What I learned by the time I entered young adulthood was that close relationships were not possible, marriage was nothing more than a legal contract typically contested through the courts based on infidelity, sex was a means to gaining approval, the giving of material items equated to love, and the best way to get your point across was through verbal and physical aggression. OK, so not all of these I took with me as I made my own journey through life, but they were most definitely the basis upon which I thrashed out my beliefs of what is right or wrong and how I would choose to live my life and raise my family.

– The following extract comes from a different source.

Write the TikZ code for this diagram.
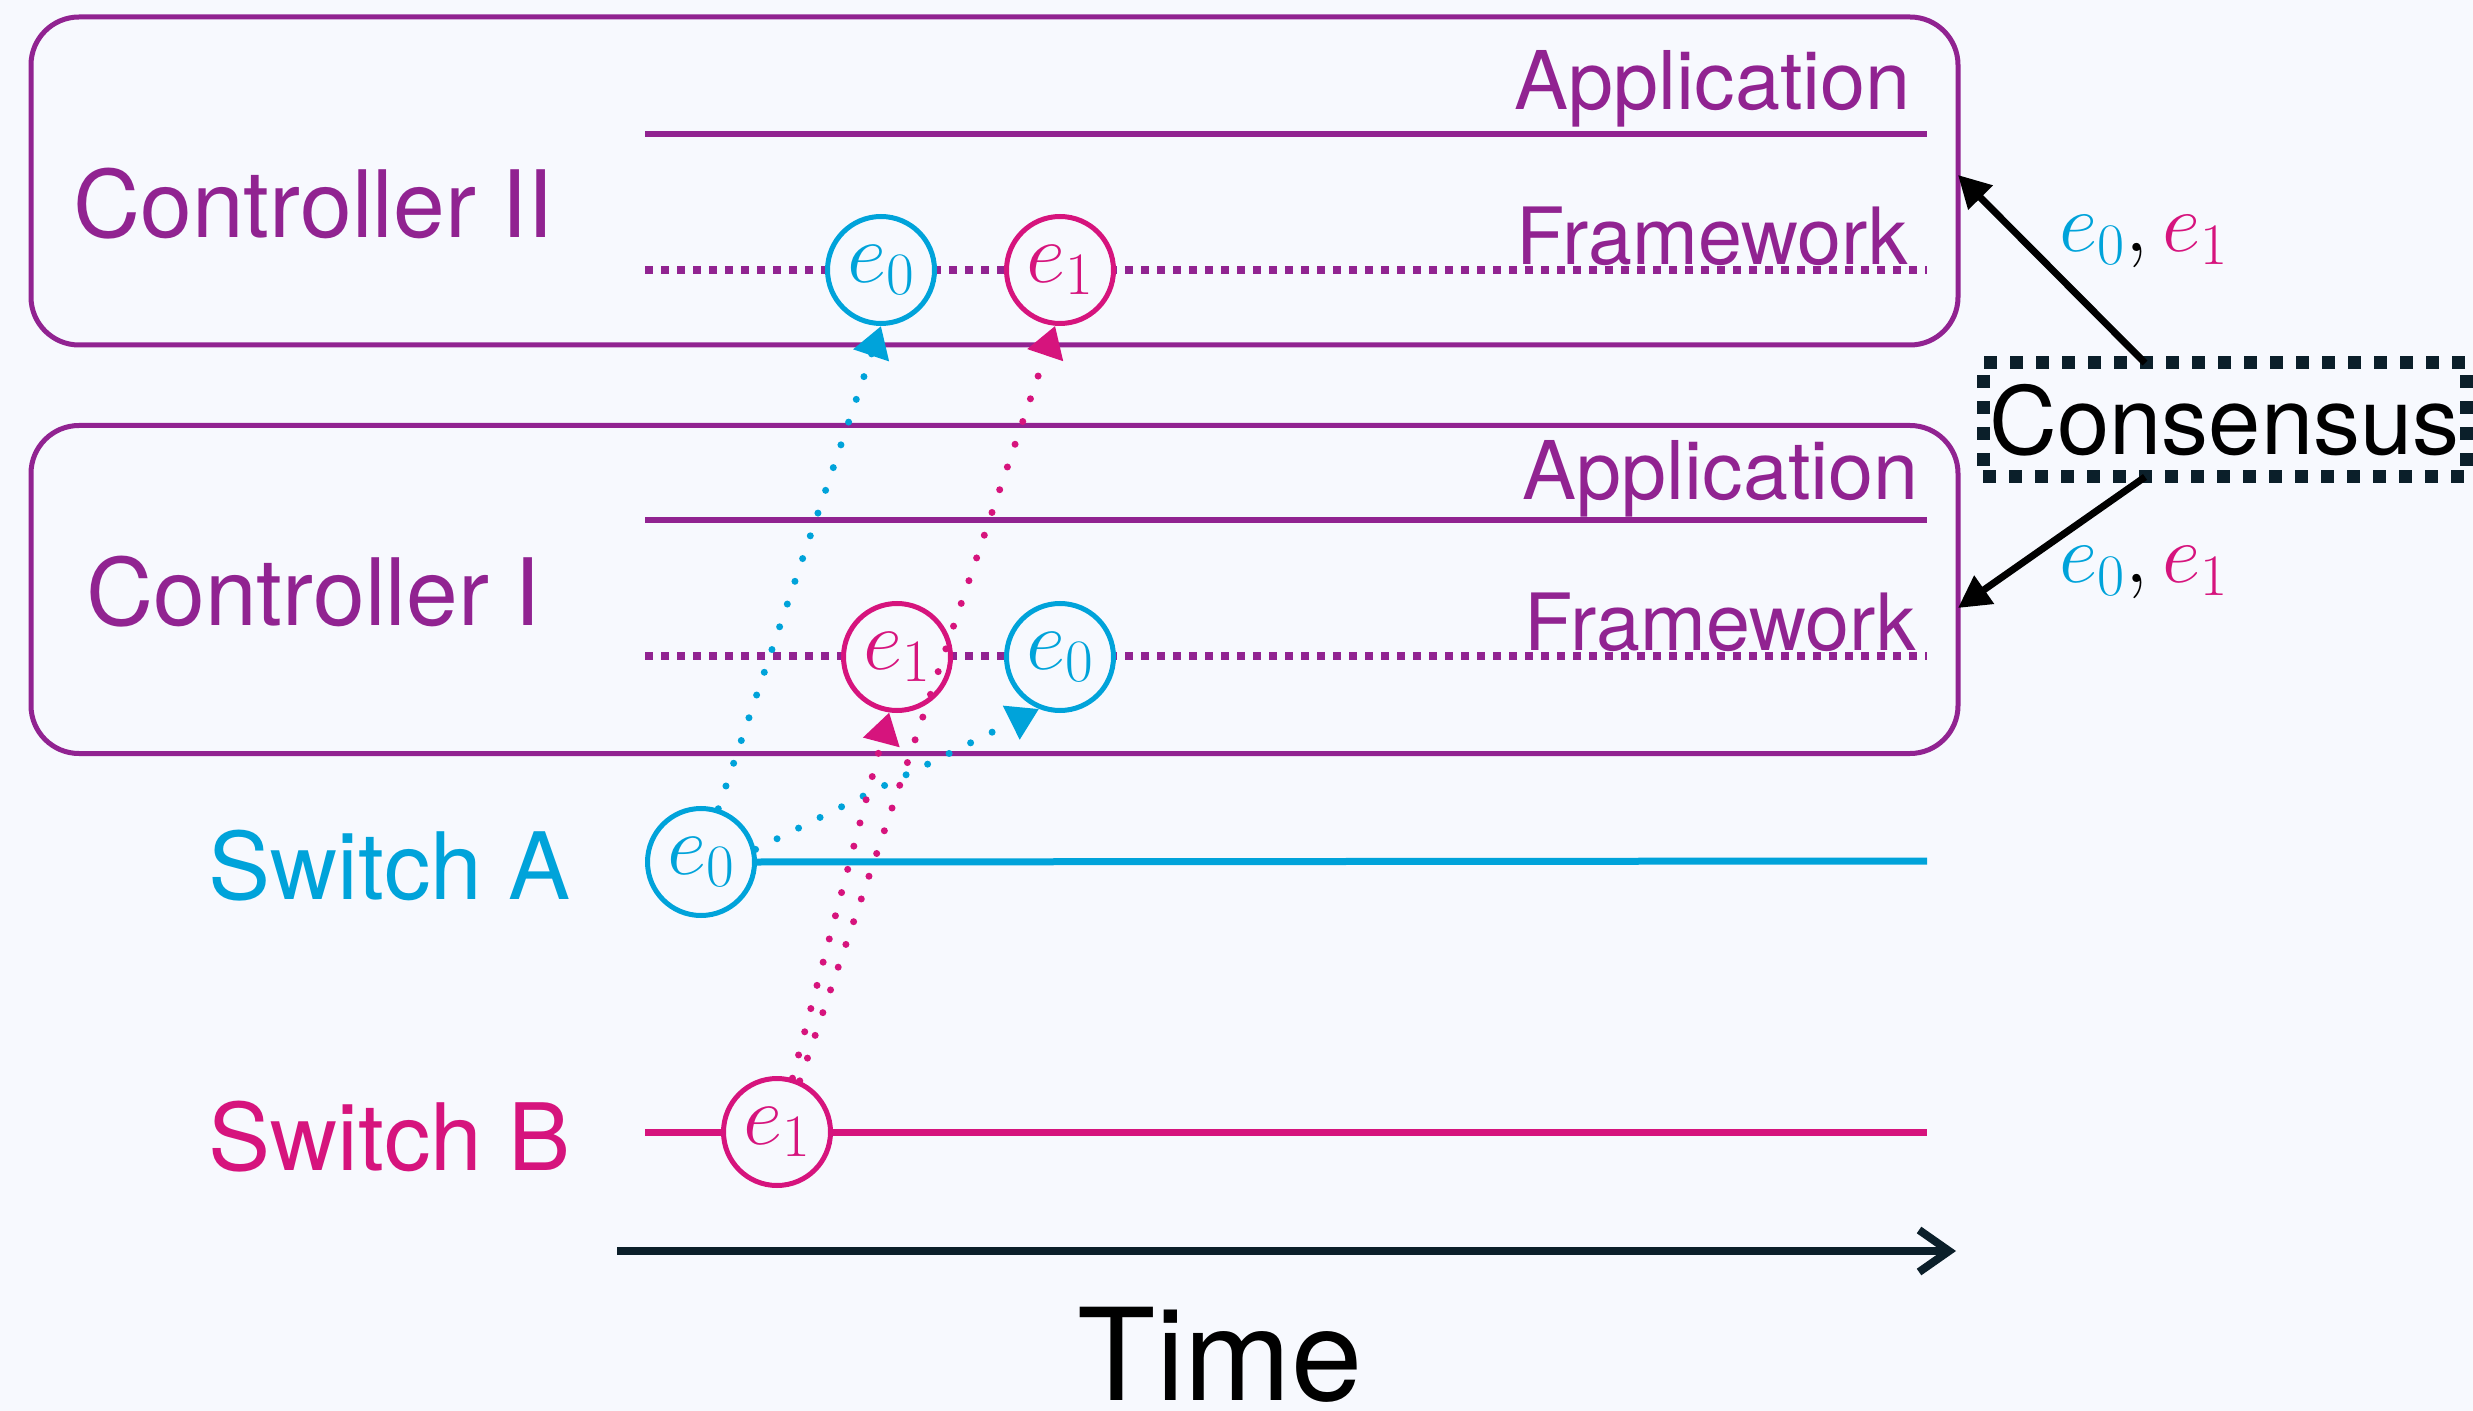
\documentclass[tikz,border=0pt]{standalone}
\usepackage{fix-cm}
\usepackage[no-math]{fontspec}
\setmainfont{TeX Gyre Heros}
\usetikzlibrary{arrows.meta}
\definecolor{bg}{RGB}{247,249,254}
\definecolor{ctrl}{RGB}{145,35,145}
\definecolor{swa}{RGB}{0,163,218}
\definecolor{swb}{RGB}{214,20,125}
\definecolor{ink}{RGB}{11,31,42}
\begin{document}
\begin{tikzpicture}[x=0.5pt,y=-0.5pt,
  ctrlbox/.style={draw=ctrl, line width=2.5pt, rounded corners=24pt,
    minimum width=963.5pt, minimum height=164pt, inner sep=0pt, outer sep=0pt},
  biglabel/.style={inner sep=0pt, font=\fontsize{46.5}{56}\selectfont},
  layerlabel/.style={inner sep=0pt, text=ctrl, anchor=base east, font=\fontsize{40.5}{48}\selectfont},
  appline/.style={draw=ctrl, line width=3pt},
  fwline/.style={draw=ctrl, line width=3.75pt, dash pattern=on 3.75pt off 4.25pt},
  swline/.style={draw=#1, line width=3.5pt},
  evt/.style={circle, draw=#1, text=#1, line width=2.5pt, fill=bg,
    minimum size=53.5pt, inner sep=0pt, font=\fontsize{43}{50}\selectfont},
  msg/.style={draw=#1, line width=3.5pt, line cap=round, dash pattern=on 0pt off 12pt,
    -{Triangle[length=15.5pt,width=18pt]}},
  consbox/.style={draw=ink, line width=6.5pt, dash pattern=on 6.5pt off 6.5pt,
    minimum width=241.5pt, minimum height=57pt, inner sep=0pt, outer sep=0pt,
    font=\fontsize{47}{56}\selectfont},
  conarrow/.style={draw=black, line width=3.5pt, -{Triangle[length=16pt,width=16.5pt]}},
  pairlabel/.style={inner sep=0pt, font=\fontsize{42}{50}\selectfont},
  timearrow/.style={draw=ink, line width=4pt, -{Straight Barb[length=15pt,width=21pt]}}
]
\fill[bg] (0,0) rectangle (2473,1411);
\useasboundingbox (0,0) rectangle (2473,1411);

% controller frames
\node[ctrlbox] (ctrlII) at (994.5,181) {};
\node[ctrlbox] (ctrlI) at (994.5,589.5) {};

% row labels
\node[biglabel, text=ctrl, anchor=base west] (lblII) at (73,238) {Controller II};
\node[biglabel, text=ctrl, anchor=base west] (lblI) at (86,625) {Controller I};
\node[biglabel, text=swa, anchor=base west] (lblA) at (208,899) {Switch A};
\node[biglabel, text=swb, anchor=base west] (lblB) at (208,1170) {Switch B};

% application and framework layers
\coordinate (appII-s) at (645,134);  \coordinate (appII-e) at (1927,134);
\coordinate (fwII-s) at (645,270);   \coordinate (fwII-e) at (1927,270);
\coordinate (appI-s) at (645,520);   \coordinate (appI-e) at (1927,520);
\coordinate (fwI-s) at (645,656);    \coordinate (fwI-e) at (1927,656);
\draw[appline] (appII-s) -- (appII-e);
\draw[fwline] (fwII-s) -- (fwII-e);
\draw[appline] (appI-s) -- (appI-e);
\draw[fwline] (fwI-s) -- (fwI-e);
\node[layerlabel] (appII) at (1911,110) {Application};
\node[layerlabel, font=\fontsize{39.5}{48}\selectfont] (fwII) at (1908,265) {Framework};
\node[layerlabel] (appI) at (1919,500) {Application};
\node[layerlabel, font=\fontsize{39.5}{48}\selectfont] (fwI) at (1916,650) {Framework};

% switch timelines
\coordinate (swA-e) at (1927,861);
\coordinate (swB-s) at (645,1132);  \coordinate (swB-e) at (1927,1132);
\draw[swline=swb] (swB-s) -- (swB-e);

% events
\node[evt=swa] (a0) at (701,862) {$e_0$};
\node[evt=swb] (b1) at (777,1132) {$e_1$};
\node[evt=swb] (c1e1) at (897,657) {$e_1$};
\node[evt=swa] (c1e0) at (1060,657) {$e_0$};
\node[evt=swa] (c2e0) at (881,270) {$e_0$};
\node[evt=swb] (c2e1) at (1060,270) {$e_1$};
\draw[swline=swa] (a0.east) -- (swA-e);

% event delivery
\draw[msg=swa] (a0.72) -- (c2e0.south);
\draw[msg=swa] (a0.13) -- (c1e0.248);
\draw[msg=swb] (b1.74) -- (c1e1.262);
\draw[msg=swb] (b1.66) -- (c2e1.265);

% consensus
\node[consbox] (cons) at (2224.5,420) {Consensus};
\draw[conarrow] ([xshift=-39.75pt]cons.north) -- ([yshift=3pt]ctrlII.east);
\draw[conarrow] ([xshift=-39.75pt]cons.south) -- ([yshift=-9.25pt]ctrlI.east);
\node[pairlabel] (pairII) at (2144,242) {$\textcolor{swa}{e_0},\textcolor{swb}{e_1}$};
\node[pairlabel] (pairI) at (2144,573) {$\textcolor{swa}{e_0},\textcolor{swb}{e_1}$};

% time axis
\coordinate (t0) at (617,1251);
\coordinate (t1) at (1956,1251);
\draw[timearrow] (t0) -- (t1);
\node[anchor=base, inner sep=0pt, font=\fontsize{64}{72}\selectfont] (time) at (1220,1400) {Time};
\end{tikzpicture}
\end{document}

And I made a promise to myself that my children would know parental love and support, that they would be encouraged in all they do, that they would have a good example of a real loving relationship between adults, and most of all, that family is there for you no matter what. I so remember during those trying teenage years with my kids of always saying to them after doling out punishment, "I don't approve of what you did, but it does not change the fact that I love you." Then we would hug and sometimes cry as well. But there was never any doubt in their minds that above all else, they were loved. They hated me at times, I know because they said it, but also because I was stickler for them owning the consequences of their actions. As teenagers, that "talk" seemed to physically chafe them, but now as they are grown, they have acknowledged (and thanked me!) for towing the line with them.

Did I do it right? I think so. Did I make mistakes? You betcha. Would I do things differently? Honestly, about as many incidences as I can count on one hand I would like a do-over. But I do know that I have wonderful relationships with my children and for that I am so very grateful. And they call me mom.

Six years ago last month, my mother died. She lived alone in a downstairs apartment and was in poor health. Her name was Carolyn. And she was 63 years old.